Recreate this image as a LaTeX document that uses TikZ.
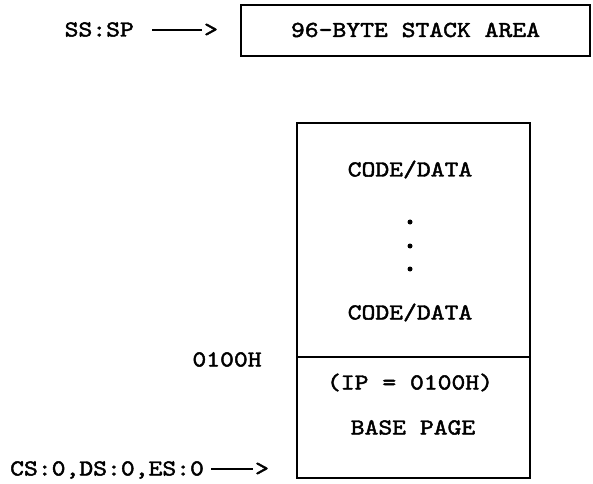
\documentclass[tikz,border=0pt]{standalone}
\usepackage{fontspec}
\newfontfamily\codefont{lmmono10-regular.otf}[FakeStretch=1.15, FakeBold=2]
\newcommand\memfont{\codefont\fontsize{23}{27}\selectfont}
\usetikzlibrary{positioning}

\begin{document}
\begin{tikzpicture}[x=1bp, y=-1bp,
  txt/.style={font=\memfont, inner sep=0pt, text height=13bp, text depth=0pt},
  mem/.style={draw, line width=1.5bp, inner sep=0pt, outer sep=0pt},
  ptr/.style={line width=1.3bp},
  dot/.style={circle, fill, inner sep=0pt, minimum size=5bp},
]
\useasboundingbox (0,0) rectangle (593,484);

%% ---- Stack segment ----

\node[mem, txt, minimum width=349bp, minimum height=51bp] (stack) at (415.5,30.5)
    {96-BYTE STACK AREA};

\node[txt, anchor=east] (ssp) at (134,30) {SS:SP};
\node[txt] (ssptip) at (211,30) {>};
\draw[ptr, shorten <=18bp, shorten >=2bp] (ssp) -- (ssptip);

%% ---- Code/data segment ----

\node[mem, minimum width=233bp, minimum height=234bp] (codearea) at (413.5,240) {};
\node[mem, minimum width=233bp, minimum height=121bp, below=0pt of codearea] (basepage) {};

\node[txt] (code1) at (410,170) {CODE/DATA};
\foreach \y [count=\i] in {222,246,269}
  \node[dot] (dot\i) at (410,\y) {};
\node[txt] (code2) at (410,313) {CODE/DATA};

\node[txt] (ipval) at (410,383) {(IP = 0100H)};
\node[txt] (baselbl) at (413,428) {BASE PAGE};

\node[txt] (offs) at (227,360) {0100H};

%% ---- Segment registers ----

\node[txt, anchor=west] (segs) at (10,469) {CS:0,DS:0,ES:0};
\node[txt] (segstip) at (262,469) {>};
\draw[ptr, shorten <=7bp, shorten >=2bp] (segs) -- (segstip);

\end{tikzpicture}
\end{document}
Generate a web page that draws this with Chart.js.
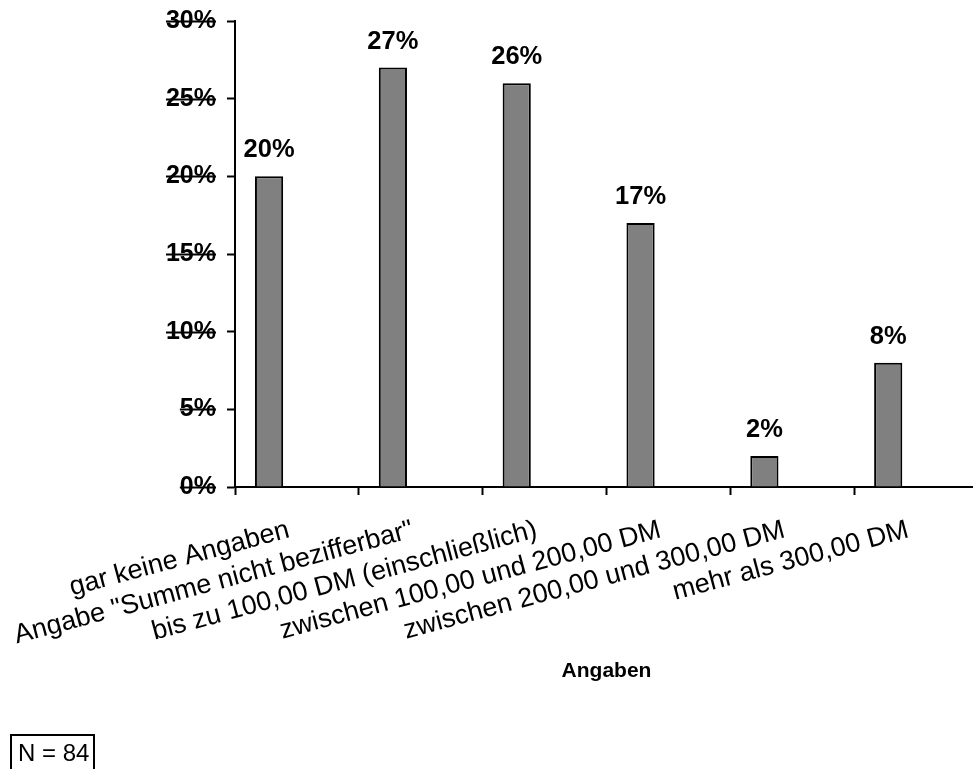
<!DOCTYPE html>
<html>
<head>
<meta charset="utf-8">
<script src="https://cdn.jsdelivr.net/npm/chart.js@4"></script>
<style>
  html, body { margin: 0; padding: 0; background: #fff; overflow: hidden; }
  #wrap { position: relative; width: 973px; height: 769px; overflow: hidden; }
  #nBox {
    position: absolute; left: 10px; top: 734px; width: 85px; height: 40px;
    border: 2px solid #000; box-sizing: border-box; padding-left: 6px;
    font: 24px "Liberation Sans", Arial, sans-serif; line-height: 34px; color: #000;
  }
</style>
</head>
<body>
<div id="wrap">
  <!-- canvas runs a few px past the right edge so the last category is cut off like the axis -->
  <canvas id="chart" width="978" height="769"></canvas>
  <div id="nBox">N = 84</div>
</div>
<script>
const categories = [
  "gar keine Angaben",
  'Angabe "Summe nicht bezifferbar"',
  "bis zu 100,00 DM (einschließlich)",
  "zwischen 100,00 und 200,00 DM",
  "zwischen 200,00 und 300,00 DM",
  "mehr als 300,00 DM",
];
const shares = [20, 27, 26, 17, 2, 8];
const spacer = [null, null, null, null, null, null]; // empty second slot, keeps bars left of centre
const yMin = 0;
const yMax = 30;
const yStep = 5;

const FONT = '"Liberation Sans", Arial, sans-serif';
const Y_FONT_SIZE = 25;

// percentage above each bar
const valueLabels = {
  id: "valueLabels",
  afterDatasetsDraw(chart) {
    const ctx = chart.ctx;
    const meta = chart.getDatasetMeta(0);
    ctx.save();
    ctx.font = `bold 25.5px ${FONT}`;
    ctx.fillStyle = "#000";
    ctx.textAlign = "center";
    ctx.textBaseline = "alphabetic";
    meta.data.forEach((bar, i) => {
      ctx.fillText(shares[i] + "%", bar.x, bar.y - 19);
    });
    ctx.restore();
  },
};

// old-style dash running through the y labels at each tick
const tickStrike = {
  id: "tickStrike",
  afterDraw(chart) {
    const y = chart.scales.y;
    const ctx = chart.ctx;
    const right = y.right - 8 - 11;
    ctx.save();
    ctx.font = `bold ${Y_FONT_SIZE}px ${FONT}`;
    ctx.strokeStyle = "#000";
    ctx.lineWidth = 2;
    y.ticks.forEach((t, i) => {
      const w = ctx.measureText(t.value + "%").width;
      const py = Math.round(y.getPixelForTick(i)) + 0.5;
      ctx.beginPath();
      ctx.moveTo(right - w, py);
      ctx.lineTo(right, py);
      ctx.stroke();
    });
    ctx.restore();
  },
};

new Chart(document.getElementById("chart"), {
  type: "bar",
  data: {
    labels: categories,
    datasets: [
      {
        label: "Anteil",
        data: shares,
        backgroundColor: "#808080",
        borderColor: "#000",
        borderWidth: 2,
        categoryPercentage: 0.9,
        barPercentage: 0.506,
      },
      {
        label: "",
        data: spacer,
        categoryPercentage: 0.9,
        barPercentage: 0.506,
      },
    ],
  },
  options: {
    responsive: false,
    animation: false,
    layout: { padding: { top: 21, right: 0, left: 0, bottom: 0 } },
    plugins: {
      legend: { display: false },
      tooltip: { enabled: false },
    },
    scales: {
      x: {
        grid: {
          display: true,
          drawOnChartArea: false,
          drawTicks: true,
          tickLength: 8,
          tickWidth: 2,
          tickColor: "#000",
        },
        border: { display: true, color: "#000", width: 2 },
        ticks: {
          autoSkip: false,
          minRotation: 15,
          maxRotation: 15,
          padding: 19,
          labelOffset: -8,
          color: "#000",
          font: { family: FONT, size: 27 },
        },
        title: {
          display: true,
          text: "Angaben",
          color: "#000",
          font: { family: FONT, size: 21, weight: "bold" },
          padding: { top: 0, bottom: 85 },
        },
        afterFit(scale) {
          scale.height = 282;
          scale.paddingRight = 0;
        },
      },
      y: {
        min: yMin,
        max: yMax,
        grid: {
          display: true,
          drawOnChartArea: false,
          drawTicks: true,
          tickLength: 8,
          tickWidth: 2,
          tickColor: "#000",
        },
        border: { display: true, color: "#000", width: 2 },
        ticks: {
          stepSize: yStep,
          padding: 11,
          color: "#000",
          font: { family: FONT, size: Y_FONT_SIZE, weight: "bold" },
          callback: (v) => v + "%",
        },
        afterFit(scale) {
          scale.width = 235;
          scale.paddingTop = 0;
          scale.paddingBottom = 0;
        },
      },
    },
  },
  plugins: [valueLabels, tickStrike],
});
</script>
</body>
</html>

=====

» **Exercise prompt**: Write out the material above again, word for word, minus its pictures.

» **Exercise response**:
Recreate this image as a LaTeX document that uses TikZ.
\documentclass[tikz,border=0pt]{standalone}
\usepackage{fontspec}
\newfontfamily\codefont{lmmono10-regular.otf}[FakeStretch=1.15, FakeBold=2]
\newcommand\memfont{\codefont\fontsize{23}{27}\selectfont}
\usetikzlibrary{positioning}

\begin{document}
\begin{tikzpicture}[x=1bp, y=-1bp,
  txt/.style={font=\memfont, inner sep=0pt, text height=13bp, text depth=0pt},
  mem/.style={draw, line width=1.5bp, inner sep=0pt, outer sep=0pt},
  ptr/.style={line width=1.3bp},
  dot/.style={circle, fill, inner sep=0pt, minimum size=5bp},
]
\useasboundingbox (0,0) rectangle (593,484);

%% ---- Stack segment ----

\node[mem, txt, minimum width=349bp, minimum height=51bp] (stack) at (415.5,30.5)
    {96-BYTE STACK AREA};

\node[txt, anchor=east] (ssp) at (134,30) {SS:SP};
\node[txt] (ssptip) at (211,30) {>};
\draw[ptr, shorten <=18bp, shorten >=2bp] (ssp) -- (ssptip);

%% ---- Code/data segment ----

\node[mem, minimum width=233bp, minimum height=234bp] (codearea) at (413.5,240) {};
\node[mem, minimum width=233bp, minimum height=121bp, below=0pt of codearea] (basepage) {};

\node[txt] (code1) at (410,170) {CODE/DATA};
\foreach \y [count=\i] in {222,246,269}
  \node[dot] (dot\i) at (410,\y) {};
\node[txt] (code2) at (410,313) {CODE/DATA};

\node[txt] (ipval) at (410,383) {(IP = 0100H)};
\node[txt] (baselbl) at (413,428) {BASE PAGE};

\node[txt] (offs) at (227,360) {0100H};

%% ---- Segment registers ----

\node[txt, anchor=west] (segs) at (10,469) {CS:0,DS:0,ES:0};
\node[txt] (segstip) at (262,469) {>};
\draw[ptr, shorten <=7bp, shorten >=2bp] (segs) -- (segstip);

\end{tikzpicture}
\end{document}
Generate a web page that draws this with Chart.js.
<!DOCTYPE html>
<html>
<head>
<meta charset="utf-8">
<script src="https://cdn.jsdelivr.net/npm/chart.js@4"></script>
<style>
  html, body { margin: 0; padding: 0; background: #fff; overflow: hidden; }
  #wrap { position: relative; width: 973px; height: 769px; overflow: hidden; }
  #nBox {
    position: absolute; left: 10px; top: 734px; width: 85px; height: 40px;
    border: 2px solid #000; box-sizing: border-box; padding-left: 6px;
    font: 24px "Liberation Sans", Arial, sans-serif; line-height: 34px; color: #000;
  }
</style>
</head>
<body>
<div id="wrap">
  <!-- canvas runs a few px past the right edge so the last category is cut off like the axis -->
  <canvas id="chart" width="978" height="769"></canvas>
  <div id="nBox">N = 84</div>
</div>
<script>
const categories = [
  "gar keine Angaben",
  'Angabe "Summe nicht bezifferbar"',
  "bis zu 100,00 DM (einschließlich)",
  "zwischen 100,00 und 200,00 DM",
  "zwischen 200,00 und 300,00 DM",
  "mehr als 300,00 DM",
];
const shares = [20, 27, 26, 17, 2, 8];
const spacer = [null, null, null, null, null, null]; // empty second slot, keeps bars left of centre
const yMin = 0;
const yMax = 30;
const yStep = 5;

const FONT = '"Liberation Sans", Arial, sans-serif';
const Y_FONT_SIZE = 25;

// percentage above each bar
const valueLabels = {
  id: "valueLabels",
  afterDatasetsDraw(chart) {
    const ctx = chart.ctx;
    const meta = chart.getDatasetMeta(0);
    ctx.save();
    ctx.font = `bold 25.5px ${FONT}`;
    ctx.fillStyle = "#000";
    ctx.textAlign = "center";
    ctx.textBaseline = "alphabetic";
    meta.data.forEach((bar, i) => {
      ctx.fillText(shares[i] + "%", bar.x, bar.y - 19);
    });
    ctx.restore();
  },
};

// old-style dash running through the y labels at each tick
const tickStrike = {
  id: "tickStrike",
  afterDraw(chart) {
    const y = chart.scales.y;
    const ctx = chart.ctx;
    const right = y.right - 8 - 11;
    ctx.save();
    ctx.font = `bold ${Y_FONT_SIZE}px ${FONT}`;
    ctx.strokeStyle = "#000";
    ctx.lineWidth = 2;
    y.ticks.forEach((t, i) => {
      const w = ctx.measureText(t.value + "%").width;
      const py = Math.round(y.getPixelForTick(i)) + 0.5;
      ctx.beginPath();
      ctx.moveTo(right - w, py);
      ctx.lineTo(right, py);
      ctx.stroke();
    });
    ctx.restore();
  },
};

new Chart(document.getElementById("chart"), {
  type: "bar",
  data: {
    labels: categories,
    datasets: [
      {
        label: "Anteil",
        data: shares,
        backgroundColor: "#808080",
        borderColor: "#000",
        borderWidth: 2,
        categoryPercentage: 0.9,
        barPercentage: 0.506,
      },
      {
        label: "",
        data: spacer,
        categoryPercentage: 0.9,
        barPercentage: 0.506,
      },
    ],
  },
  options: {
    responsive: false,
    animation: false,
    layout: { padding: { top: 21, right: 0, left: 0, bottom: 0 } },
    plugins: {
      legend: { display: false },
      tooltip: { enabled: false },
    },
    scales: {
      x: {
        grid: {
          display: true,
          drawOnChartArea: false,
          drawTicks: true,
          tickLength: 8,
          tickWidth: 2,
          tickColor: "#000",
        },
        border: { display: true, color: "#000", width: 2 },
        ticks: {
          autoSkip: false,
          minRotation: 15,
          maxRotation: 15,
          padding: 19,
          labelOffset: -8,
          color: "#000",
          font: { family: FONT, size: 27 },
        },
        title: {
          display: true,
          text: "Angaben",
          color: "#000",
          font: { family: FONT, size: 21, weight: "bold" },
          padding: { top: 0, bottom: 85 },
        },
        afterFit(scale) {
          scale.height = 282;
          scale.paddingRight = 0;
        },
      },
      y: {
        min: yMin,
        max: yMax,
        grid: {
          display: true,
          drawOnChartArea: false,
          drawTicks: true,
          tickLength: 8,
          tickWidth: 2,
          tickColor: "#000",
        },
        border: { display: true, color: "#000", width: 2 },
        ticks: {
          stepSize: yStep,
          padding: 11,
          color: "#000",
          font: { family: FONT, size: Y_FONT_SIZE, weight: "bold" },
          callback: (v) => v + "%",
        },
        afterFit(scale) {
          scale.width = 235;
          scale.paddingTop = 0;
          scale.paddingBottom = 0;
        },
      },
    },
  },
  plugins: [valueLabels, tickStrike],
});
</script>
</body>
</html>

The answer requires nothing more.